Comment by barrkel

8 years ago

It's a bit easier in a game that renders its whole UI custom, though. A standard desktop app would be heavily tied to Win32 simply because of UI controls. Similarly, a server app, if designed for performance, would likely be using overlapped I/O.

Yea I should have qualified that I was mostly talking about games companies. Games should be among the easiest software to release on multiple platforms for to not needing platform specific UI controls. Actually I struggle to think of a single major component to a game that must be platform-specific. Yet, of all the software I use, games tend to be the ones stubbornly stuck on Windows.

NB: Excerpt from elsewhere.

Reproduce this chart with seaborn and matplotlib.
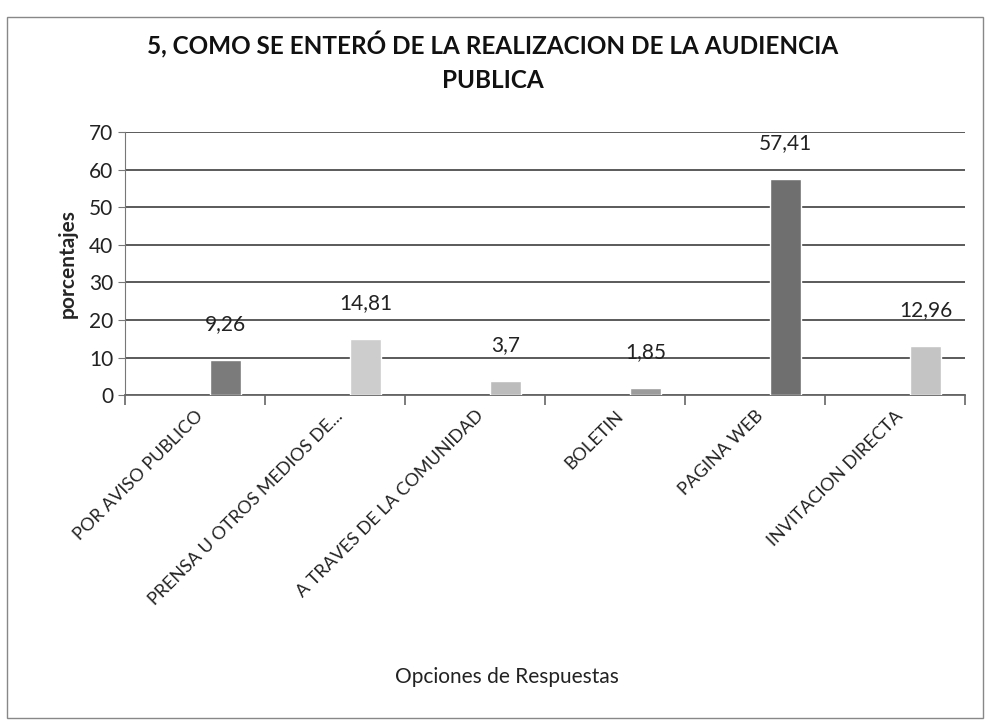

  • If this story inspires you at all to troll old John Carmack .plan files and interviews, I believe you'll discover that id software stopped doing Linux versions of their games for reasons that had little to do with the technical difficulty of porting.

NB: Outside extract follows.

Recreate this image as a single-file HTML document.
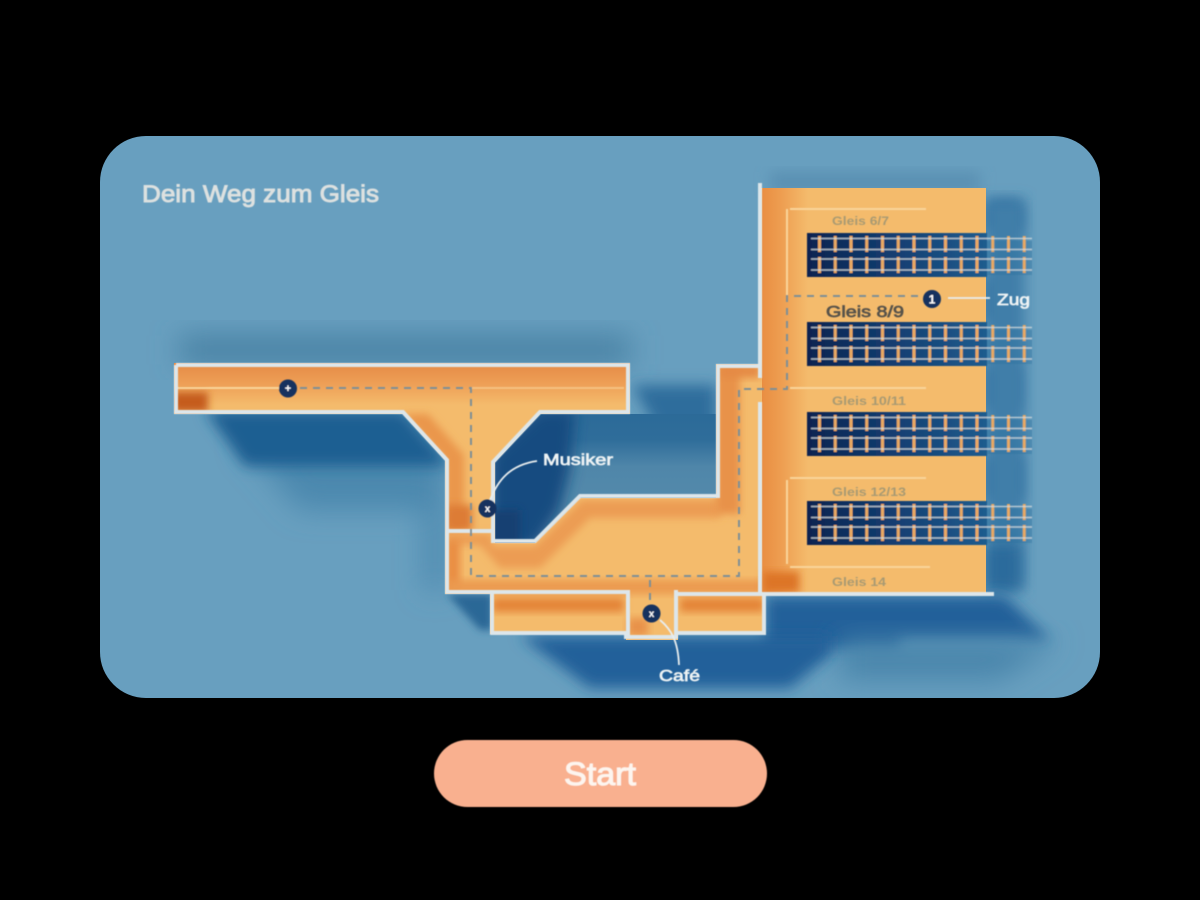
<!DOCTYPE html>
<html><head><meta charset="utf-8"><style>
html,body{margin:0;padding:0;background:#000;width:1200px;height:900px;overflow:hidden}
svg{display:block}
text{font-family:"Liberation Sans",sans-serif}
</style></head><body>
<svg width="1200" height="900" viewBox="0 0 1200 900" xmlns="http://www.w3.org/2000/svg">
<defs>
<clipPath id="card"><rect x="100" y="136" width="1000" height="562" rx="46"/></clipPath>
<clipPath id="floor"><path d="M174 363H630V414H540L495 462V543H535L580 498H716V364H760V188H986V594H765V634H678V640H626V634H490V594H445V460L403 414H174Z"/></clipPath>
<clipPath id="void"><path d="M495 462L540 414H716V498H580L535 543H495Z"/></clipPath>
<filter id="b20" x="-30%" y="-50%" width="160%" height="200%"><feGaussianBlur stdDeviation="14"/></filter>
<filter id="b8" x="-30%" y="-30%" width="160%" height="160%"><feGaussianBlur stdDeviation="7"/></filter>
<filter id="b4" x="-30%" y="-30%" width="160%" height="160%"><feGaussianBlur stdDeviation="4"/></filter>
<filter id="soft"><feGaussianBlur stdDeviation="0.5"/></filter>
<linearGradient id="fade" x1="0" x2="1" y1="0" y2="0"><stop offset="0" stop-color="#0a2350"/><stop offset=".5" stop-color="#143f72"/><stop offset="1" stop-color="#1f5c8e"/></linearGradient>
<linearGradient id="wallstrip" x1="0" x2="1" y1="0" y2="0"><stop offset="0" stop-color="#e98e42"/><stop offset=".45" stop-color="#ee9f52"/><stop offset="1" stop-color="#f4bb6c"/></linearGradient>
<linearGradient id="topstrip" x1="0" x2="0" y1="0" y2="1"><stop offset="0" stop-color="#e58a46"/><stop offset=".5" stop-color="#ee9f56"/><stop offset="1" stop-color="#f4bb6c"/></linearGradient>
<linearGradient id="voidg" x1="0" x2="0" y1="0" y2="1"><stop offset="0" stop-color="#2b6a98"/><stop offset=".22" stop-color="#2f6d9a"/><stop offset=".42" stop-color="#4f86a9"/><stop offset="1" stop-color="#5a8fae"/></linearGradient>
<g id="track">
<rect x="807" y="0" width="180" height="44" fill="url(#fade)"/>
<rect x="987" y="8" width="45" height="34" fill="#2c6d9d" opacity=".35"/>
<g fill="none">
<path d="M818 11H1032M818 32H1032" stroke="#e9a964" stroke-width="16" stroke-dasharray="3 12.75"/>
<path d="M811 5.500H1032M811 16.500H1032M811 26H1032M811 37H1032" stroke="#d3dadb" stroke-width="1.500" opacity=".8"/>
</g>
</g>
</defs>
<rect x="100" y="136" width="1000" height="562" rx="46" fill="#689fbf"/>
<g clip-path="url(#card)">
<rect x="180" y="335" width="450" height="30" fill="#4a82a4" filter="url(#b20)"/>
<rect x="770" y="172" width="210" height="20" fill="#5a90b2" filter="url(#b8)"/>
<path d="M240 440H445V590H425V510H300Z" fill="#4c88ae" filter="url(#b20)"/>
<path d="M205 410H403L445 460V466H245Z" fill="#1f5e92" filter="url(#b8)"/>
<path d="M632 385H716V470H680Z" fill="#2f6d9c" filter="url(#b8)"/>
<path d="M986 200H1022V232H986Z" fill="#2a6a9b" filter="url(#b8)"/>
<path d="M986 277H1004V322H986ZM986 366H1020V410H986ZM986 456H1022V500H986Z" fill="#2a6a9b" filter="url(#b8)"/>
<path d="M986 200H1025V590H986Z" fill="#3f7ea9" filter="url(#b8)"/>
<path d="M986 545H1020V590H986Z" fill="#2a6a9b" filter="url(#b8)"/>
<path d="M765 596H1005L1050 640H900V650H765Z" fill="#21619a" filter="url(#b8)"/>
<path d="M840 640H1060L1000 680H840Z" fill="#4a85ab" filter="url(#b20)"/>
<path d="M520 636H830V655L790 688H590Z" fill="#21609a" filter="url(#b8)"/>
<path d="M447 594H492V630H480Z" fill="#2a6896" filter="url(#b4)"/>
</g>
<g clip-path="url(#void)">
<rect x="490" y="410" width="230" height="135" fill="url(#voidg)"/>
<path d="M490 455L540 410H575L570 470L560 510L535 548H490Z" fill="#174b80" filter="url(#b8)"/>
<rect x="490" y="510" width="30" height="36" fill="#133f72" filter="url(#b4)"/>
</g>
<g clip-path="url(#floor)">
<rect x="170" y="180" width="830" height="470" fill="#f4bb6c"/>
<rect x="170" y="363" width="470" height="42" fill="url(#topstrip)"/>
<rect x="172" y="392" width="36" height="20" fill="#c55b1c" filter="url(#b4)"/>
<path d="M403 414L445 460V530H464V455L428 414Z" fill="#ea964c" filter="url(#b4)"/>
<rect x="446" y="505" width="26" height="26" fill="#dd7c34" filter="url(#b4)"/>
<path d="M446 534H492V546H535L582 500H720V518H590L540 568H500L480 545H446Z" fill="#ec9c52" filter="url(#b4)"/>
<rect x="446" y="540" width="14" height="52" fill="#e98c42" filter="url(#b4)"/>
<rect x="446" y="580" width="320" height="14" fill="#eb9a50" filter="url(#b4)"/>
<rect x="716" y="364" width="24" height="150" fill="#e8924a" filter="url(#b4)"/>
<rect x="720" y="364" width="40" height="14" fill="#e58a44" filter="url(#b4)"/>
<rect x="762" y="188" width="46" height="406" fill="url(#wallstrip)"/>
<rect x="763" y="572" width="36" height="20" fill="#dd7428" filter="url(#b4)"/>
<rect x="492" y="598" width="132" height="14" fill="#e48438" filter="url(#b4)"/>
<rect x="680" y="598" width="84" height="14" fill="#e48438" filter="url(#b4)"/>
<rect x="628" y="618" width="20" height="18" fill="#e8924a" filter="url(#b4)"/>
</g>
<g filter="url(#soft)">
<path d="M176 388H280M790 209H926M790 388H926M790 478H926M790 567H930M787 209V296M787 480V564" stroke="#f9d49a" stroke-width="2" fill="none"/>
<path d="M624 388H472" stroke="#f9d49a" stroke-width="2" opacity=".6"/>
<use href="#track" y="233"/><use href="#track" y="322"/><use href="#track" y="412"/><use href="#track" y="501"/>
<g fill="none" stroke="#dde6ea" stroke-width="4">
<path d="M176 365H628V412H540L493 462V541H535L580 496H718V366H760"/>
<path d="M176 365V412H403L447 460V592H492V633H626V637H676V633H764V596"/>
<path d="M447 592H628V596M676 592V594H992" stroke-linecap="square"/>
<path d="M447 531H492"/>
<path d="M760 183V378M760 402V594"/>
<path d="M628 592V637M676 592V637"/>
</g>
<g fill="none" stroke="#7e8f96" stroke-width="2" stroke-dasharray="7 6">
<path d="M300 388H471V576H739V389H787V296H925"/>
<path d="M650 580V605"/>
</g>
<g fill="none" stroke="#e8edee" stroke-width="1.800">
<path d="M537 461C510 465 498 480 490 500"/>
<path d="M660 620C672 630 678 642 679 665"/>
<path d="M948 298H990"/>
</g>
<g fill="#12305f">
<circle cx="288" cy="388.500" r="9"/><circle cx="487.500" cy="508.500" r="9"/><circle cx="651.500" cy="613.500" r="9"/><circle cx="932" cy="299" r="9"/>
</g>
<g fill="#fff" text-anchor="middle" font-weight="700">
<text x="288" y="392" font-size="11">+</text>
<text x="487.500" y="512" font-size="10">x</text>
<text x="651.500" y="617" font-size="10">x</text>
<text x="932" y="303.500" font-size="12">1</text>
</g>
<g fill="#eef3f4" stroke="#eef3f4" stroke-width=".7" font-size="16">
<text x="543" y="465" textLength="70" lengthAdjust="spacingAndGlyphs">Musiker</text>
<text x="659" y="681" textLength="41" lengthAdjust="spacingAndGlyphs">Café</text>
<text x="997" y="305" textLength="33" lengthAdjust="spacingAndGlyphs">Zug</text>
</g>
<text x="826" y="317" font-size="16" fill="#57524a" stroke="#57524a" stroke-width=".7" textLength="78" lengthAdjust="spacingAndGlyphs">Gleis 8/9</text>
<g font-size="12" font-weight="700" fill="#a89a72">
<text x="832" y="225" textLength="57" lengthAdjust="spacingAndGlyphs">Gleis 6/7</text>
<text x="832" y="405" textLength="74" lengthAdjust="spacingAndGlyphs">Gleis 10/11</text>
<text x="832" y="496" textLength="74" lengthAdjust="spacingAndGlyphs">Gleis 12/13</text>
<text x="832" y="586" textLength="54" lengthAdjust="spacingAndGlyphs">Gleis 14</text>
</g>
<text x="142" y="202" font-size="24" fill="#dde1e0" stroke="#dde1e0" stroke-width=".9" textLength="237" lengthAdjust="spacingAndGlyphs">Dein Weg zum Gleis</text>
<rect x="434" y="740" width="333" height="67" rx="33.500" fill="#f9b08f"/>
<text x="600" y="785" font-size="32" fill="#fdf5ef" stroke="#fdf5ef" stroke-width="1" text-anchor="middle" textLength="72" lengthAdjust="spacingAndGlyphs">Start</text>
</g>
</svg>
</body></html>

  • > Actually I struggle to think of a single major component to a game that must be platform-specific.

    Different platforms often have totally different graphics APIs. Even when platforms share APIs, driver quality, compliance, and fast paths vary greatly. The Mac still used a completely different processor architecture from the PC at the time of this story, requiring platform-specific optimizations and approaches.

    Games, particularly cutting edge ones that demand performance, and especially from that era, are much more likely to need to be tailored to their platforms.

    • These are semi-good reasons for games of the past but I thought this was actually less of a problem these days with the rise of cross-platform game engines. If you use Unity or something, porting your 2018-era game to Mac or Linux should be a recompile at most.

      The other thread mentions the business cost of releasing and supporting these other platforms, which I totally understand.